Dear Secretary Vilsack,

As the Department of Agriculture (USDA) works to ensure the inclusion of agriculture-based biofuels as part of the effort to decarbonize our fuel supply, it’s critical that lifecycle carbon assessments of biofuels be based on current and sound science. Fuels like biodiesel offer a sustainable, readily available source of emissions reductions, but full acknowledgement of such contributions require accurate data and modeling.

We were encouraged by your response to a question for the record in your confirmation hearing, in which you committed to “request a review of the current literature and an evaluation of the benefit of a new study focused on biomass-based diesel.” We write in support of such a review and request that you instruct USDA complete a full lifecycle assessment of soybean oil-based biodiesel, including direct and significant indirect emissions, before the end of the year.

As you know, USDA updated its assessment for corn ethanol in 2019, providing a federally supported figure for the first time since the 2010 implementation of the RFS. The analysis projected that corn ethanol could reach emissions reductions as high as 47-70 percent compared to conventional gasoline. More recent studies find that average ethanol emissions are approaching this range, with an average of 46 percent greenhouse gas reductions.

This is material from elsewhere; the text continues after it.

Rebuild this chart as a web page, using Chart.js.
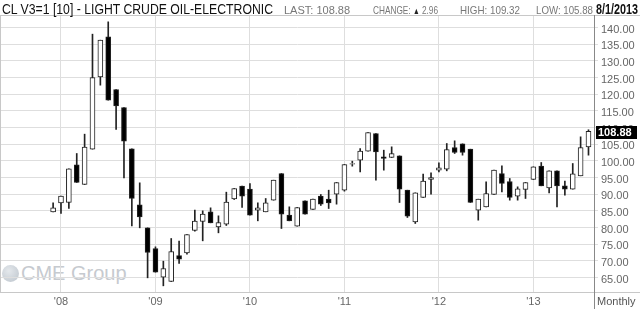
<!DOCTYPE html>
<html>
<head>
<meta charset="utf-8">
<script src="https://cdn.jsdelivr.net/npm/chart.js@4.4.0/dist/chart.umd.min.js"></script>
<style>
  html, body { margin: 0; padding: 0; background: #fff; }
  #wrap { position: relative; width: 640px; height: 309px; overflow: hidden;
    font-family: "Liberation Sans", Arial, sans-serif; }
  #wrap canvas { position: absolute; left: 0; top: 0; }
  .hd { position: absolute; top: 1px; white-space: nowrap; transform-origin: 0 0; }
  #title { left: 2px; font-size: 14px; color: #111; }
  .stat { font-size: 11px; color: #777; top: 4px; }
  #date { left: 596px; font-size: 14px; font-weight: bold; color: #111; }
  #logo { position: absolute; left: 2px; top: 262px; color: #c6cacf; font-size: 20px; white-space: nowrap; }
  #logo .dot { display: inline-block; width: 17px; height: 17px; border-radius: 50%;
    background: radial-gradient(circle at 40% 35%, #e4e8ec, #bcc4cc); vertical-align: -2px; margin-right: 2px; }
  #monthly { position: absolute; left: 597px; top: 295px; font-size: 11px; color: #555; }
</style>
</head>
<body>
<div id="wrap">
  <div id="logo"><span class="dot"></span>CME Group</div>
  <canvas id="c" width="640" height="309"></canvas>
  <div class="hd" id="title">CL V3=1 [10] - LIGHT CRUDE OIL-ELECTRONIC</div>
  <div class="hd stat" id="s-last" style="left:284px">LAST: 108.88</div>
  <div class="hd stat" id="s-chg" style="left:373px">CHANGE: <span style="color:#222;font-size:9px">&#9650;</span> 2.96</div>
  <div class="hd stat" id="s-high" style="left:460px">HIGH: 109.32</div>
  <div class="hd stat" id="s-low" style="left:536px">LOW: 105.88</div>
  <div class="hd" id="date">8/1/2013</div>
  <div id="monthly">Monthly</div>
</div>
<script>
// monthly candles, Dec 2007 .. Aug 2013
const months = [
  "2007-12",
  "2008-01","2008-02","2008-03","2008-04","2008-05","2008-06","2008-07","2008-08","2008-09","2008-10","2008-11","2008-12",
  "2009-01","2009-02","2009-03","2009-04","2009-05","2009-06","2009-07","2009-08","2009-09","2009-10","2009-11","2009-12",
  "2010-01","2010-02","2010-03","2010-04","2010-05","2010-06","2010-07","2010-08","2010-09","2010-10","2010-11","2010-12",
  "2011-01","2011-02","2011-03","2011-04","2011-05","2011-06","2011-07","2011-08","2011-09","2011-10","2011-11","2011-12",
  "2012-01","2012-02","2012-03","2012-04","2012-05","2012-06","2012-07","2012-08","2012-09","2012-10","2012-11","2012-12",
  "2013-01","2013-02","2013-03","2013-04","2013-05","2013-06","2013-07","2013-08"
];
const opens = [
  84.7,
  87.4, 87.5, 98.8, 92.9, 103.5, 125.2, 137.2, 121.4, 116.0, 103.6, 86.8, 79.9,
  73.7, 65.1, 63.8, 71.6, 72.4, 79.1, 81.8, 84.7, 80.2, 81.0, 88.6, 92.4,
  91.5, 85.2, 84.7, 88.2, 96.2, 83.7, 80.4, 88.0, 85.4, 89.4, 88.5, 90.0,
  91.2, 99.0, 100.2, 102.9, 108.2, 101.2, 101.0, 101.5, 91.2, 81.7, 89.0, 94.4,
  97.2, 97.5, 104.0, 105.1, 103.5, 85.2, 86.2, 89.9, 96.2, 93.8, 89.4, 91.4,
  94.4, 98.4, 91.9, 97.0, 92.5, 91.5, 95.5, 104.2
];
const highs = [
  87.4,
  89.4, 97.6, 102.2, 108.0, 138.0, 136.2, 141.7, 121.4, 116.0, 103.6, 93.4, 79.9,
  74.2, 69.9, 76.7, 75.9, 77.9, 85.2, 85.0, 85.9, 83.5, 90.6, 91.7, 92.4,
  93.2, 87.4, 88.7, 94.2, 96.2, 86.2, 86.0, 88.0, 88.5, 89.9, 91.2, 93.5,
  98.9, 99.9, 103.7, 108.5, 108.2, 103.2, 104.2, 101.5, 91.2, 90.4, 96.0, 96.4,
  99.4, 105.2, 106.0, 105.1, 103.5, 88.5, 93.7, 97.2, 98.5, 94.7, 92.2, 93.5,
  98.2, 99.5, 97.0, 97.0, 93.9, 99.2, 107.2, 109.32
];
const lows = [
  84.7,
  84.2, 85.7, 93.5, 92.9, 103.5, 122.7, 118.2, 109.4, 94.9, 80.5, 79.9, 64.9,
  66.6, 62.5, 63.8, 69.2, 72.0, 78.9, 76.0, 81.4, 78.4, 80.6, 88.4, 86.0,
  83.7, 82.0, 84.7, 88.2, 79.7, 82.0, 80.4, 84.0, 85.4, 86.6, 85.7, 87.0,
  90.9, 98.4, 96.7, 102.9, 94.2, 97.2, 101.0, 87.5, 83.0, 81.2, 89.0, 90.0,
  96.7, 97.0, 102.2, 101.7, 87.5, 82.2, 86.2, 89.9, 90.7, 88.2, 88.2, 88.7,
  94.4, 92.5, 90.4, 86.2, 89.7, 91.5, 95.5, 101.7
];
const closes = [
  85.9,
  89.4, 97.6, 93.5, 104.1, 125.0, 136.2, 118.2, 116.5, 105.9, 88.7, 83.2, 72.5,
  66.6, 67.7, 72.8, 70.5, 77.9, 81.9, 84.0, 81.4, 81.5, 87.6, 91.7, 89.4,
  83.7, 85.9, 87.4, 94.2, 84.0, 82.0, 86.0, 84.0, 88.5, 87.0, 87.4, 93.5,
  98.9, 99.2, 102.9, 108.5, 102.7, 100.7, 102.2, 91.5, 83.4, 90.4, 93.9, 95.0,
  97.9, 103.4, 102.5, 102.5, 87.5, 88.5, 90.2, 97.2, 93.2, 89.0, 91.6, 93.5,
  98.2, 92.5, 97.0, 92.5, 91.5, 96.1, 104.0, 108.88
];
const yearTickMonths = [0, 12, 24, 36, 48, 60];        // Januaries, counted from Jan 2008
const yearLabels = ["'08", "'09", "'10", "'11", "'12", "'13"];
const priceTicks = [65, 70, 75, 80, 85, 90, 95, 100, 105, 110, 115, 120, 125, 130, 135, 140];
const lastPrice = 108.88;

// month index relative to Jan 2008
const monthIdx = (s) => {
  const [y, m] = s.split("-").map(Number);
  return (y - 2008) * 12 + (m - 1);
};

const bodies = months.map((m, i) => ({ x: monthIdx(m), y: [opens[i], closes[i]] }));
const wicks = months.map((m, i) => ({ x: monthIdx(m), y: [lows[i], highs[i]] }));
const isUp = months.map((m, i) => closes[i] >= opens[i]);

const GRID = "#dedede";
const LABEL = "#666";

// header text in the reference is a condensed face: squeeze to the measured width
function squeeze(id, width) {
  const el = document.getElementById(id);
  const w = el.getBoundingClientRect().width;
  if (w > width) el.style.transform = `scaleX(${width / w})`;
}
squeeze("title", 271);
squeeze("s-last", 67);
squeeze("s-chg", 65);
squeeze("s-high", 60);
squeeze("s-low", 57);
squeeze("date", 42);

// frame lines + last price tag
const framePlugin = {
  id: "frame",
  afterDraw(chart) {
    const ctx = chart.ctx, a = chart.chartArea, y = chart.scales.y;
    ctx.save();
    ctx.strokeStyle = "#c8c8c8";
    ctx.lineWidth = 1;
    ctx.beginPath();
    ctx.moveTo(0, a.top + 0.5); ctx.lineTo(640, a.top + 0.5);
    ctx.moveTo(0, a.bottom + 0.5); ctx.lineTo(640, a.bottom + 0.5);
    ctx.moveTo(0.5, a.top); ctx.lineTo(0.5, a.bottom);
    ctx.stroke();
    ctx.strokeStyle = "#888";
    ctx.beginPath();
    ctx.moveTo(a.right + 0.5, a.top); ctx.lineTo(a.right + 0.5, 309);
    ctx.stroke();

    const py = Math.round(y.getPixelForValue(lastPrice));
    ctx.fillStyle = "#000";
    ctx.fillRect(a.right + 2, py - 5, 41, 13);
    ctx.fillStyle = "#fff";
    ctx.font = "bold 11px 'Liberation Sans', Arial, sans-serif";
    ctx.textBaseline = "middle";
    ctx.fillText(lastPrice.toFixed(2), a.right + 4, py + 2);
    ctx.restore();
  },
};

new Chart(document.getElementById("c"), {
  type: "bar",
  data: {
    datasets: [
      {
        data: bodies,
        backgroundColor: isUp.map((u) => (u ? "#fff" : "#000")),
        borderColor: "#222",
        borderWidth: 1,
        borderSkipped: false,
        barThickness: 5,
        grouped: false,
        order: 1,
      },
      {
        data: wicks,
        backgroundColor: "#222",
        borderWidth: 0,
        barThickness: 1,
        grouped: false,
        order: 2,
      },
    ],
  },
  plugins: [framePlugin],
  options: {
    responsive: false,
    animation: false,
    layout: { padding: { left: 1, top: 15, right: 0, bottom: 0 } },
    plugins: { legend: { display: false }, tooltip: { enabled: false } },
    scales: {
      x: {
        type: "linear",
        offset: false,
        min: -7.62,
        max: 67.7,
        afterBuildTicks: (s) => { s.ticks = yearTickMonths.map((v) => ({ value: v })); },
        afterFit: (s) => { s.height = 17; },
        ticks: {
          callback: (v) => yearLabels[yearTickMonths.indexOf(v)],
          color: LABEL,
          font: { size: 11, family: "'Liberation Sans', Arial, sans-serif" },
          padding: 3,
          maxRotation: 0,
          autoSkip: false,
        },
        grid: { color: GRID, drawTicks: false, offset: false },
        border: { display: false },
      },
      y: {
        type: "linear",
        position: "right",
        min: 60.65,
        max: 143.75,
        afterBuildTicks: (s) => { s.ticks = priceTicks.map((v) => ({ value: v })); },
        afterFit: (s) => { s.width = 46; },
        ticks: {
          callback: (v) => Number(v).toFixed(2),
          color: LABEL,
          font: { size: 11, family: "'Liberation Sans', Arial, sans-serif" },
          padding: 3,
          labelOffset: 2,
        },
        grid: { color: GRID, tickLength: 4 },
        border: { display: false },
      },
    },
  },
});
</script>
</body>
</html>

However, similar analysis has not yet been conducted for biodiesel, denying a timely opportunity for a federally directed study to further inform the ongoing discussion about biofuels and lifecycle emission reductions. As part of this review, USDA should consider the most recent analysis conducted by the Department of Energy's Argonne National Lab's Greenhouse Gases, Regulated Emissions, and Energy Use in Transportation (GREET) Model, USDA’s indirect land use change assessment, and the indirect land use change assessment conducted by Purdue University.

We believe an updated assessment will show significant reductions in the overall lifecycle emissions of biodiesel, reinforcing the fact that America's soybean farmers and biodiesel producers are among the most sustainable in the world. For example, in 2018, Argonne National Lab conducted a life cycle assessment of soybean oil-based biodiesel’s direct and significant indirect greenhouse gas emissions. They calculated a carbon intensity 33 percent lower than EPA’s outdated 2010 analysis. Without an update to EPA’s soybean oil analysis, which would be influenced by new USDA data, the agency will continue to leave over 3 million metric tons of CO2 emission reductions uncredited every year due to continued reliance on outdated science. These additional reductions will add to the over 25 million metric tons of emissions already avoided annually by domestic biodiesel producers.

Our request comes at a critically important time as states, regions, and municipalities are designing new or expanding existing greenhouse gas reduction targets. We believe that biofuels have already demonstrated their value as a readily available fuel that is compatible with existing vehicle fleets and fueling infrastructure. However, providing an updated, federally supported lifecycle assessment of soybean oil-based biodiesel will help ensure that this product is given accurate credit when considering carbon reduction strategies. Additionally, since EPA generally benchmarks new RFS pathways petitions against soybean oil, USDA providing EPA with an updated assessment could help facilitate new pathway approvals for burgeoning areas of agriculture like winter oilseed cover crops.

We thank you for your timely consideration of this matter and look forward to working with you on this important issue.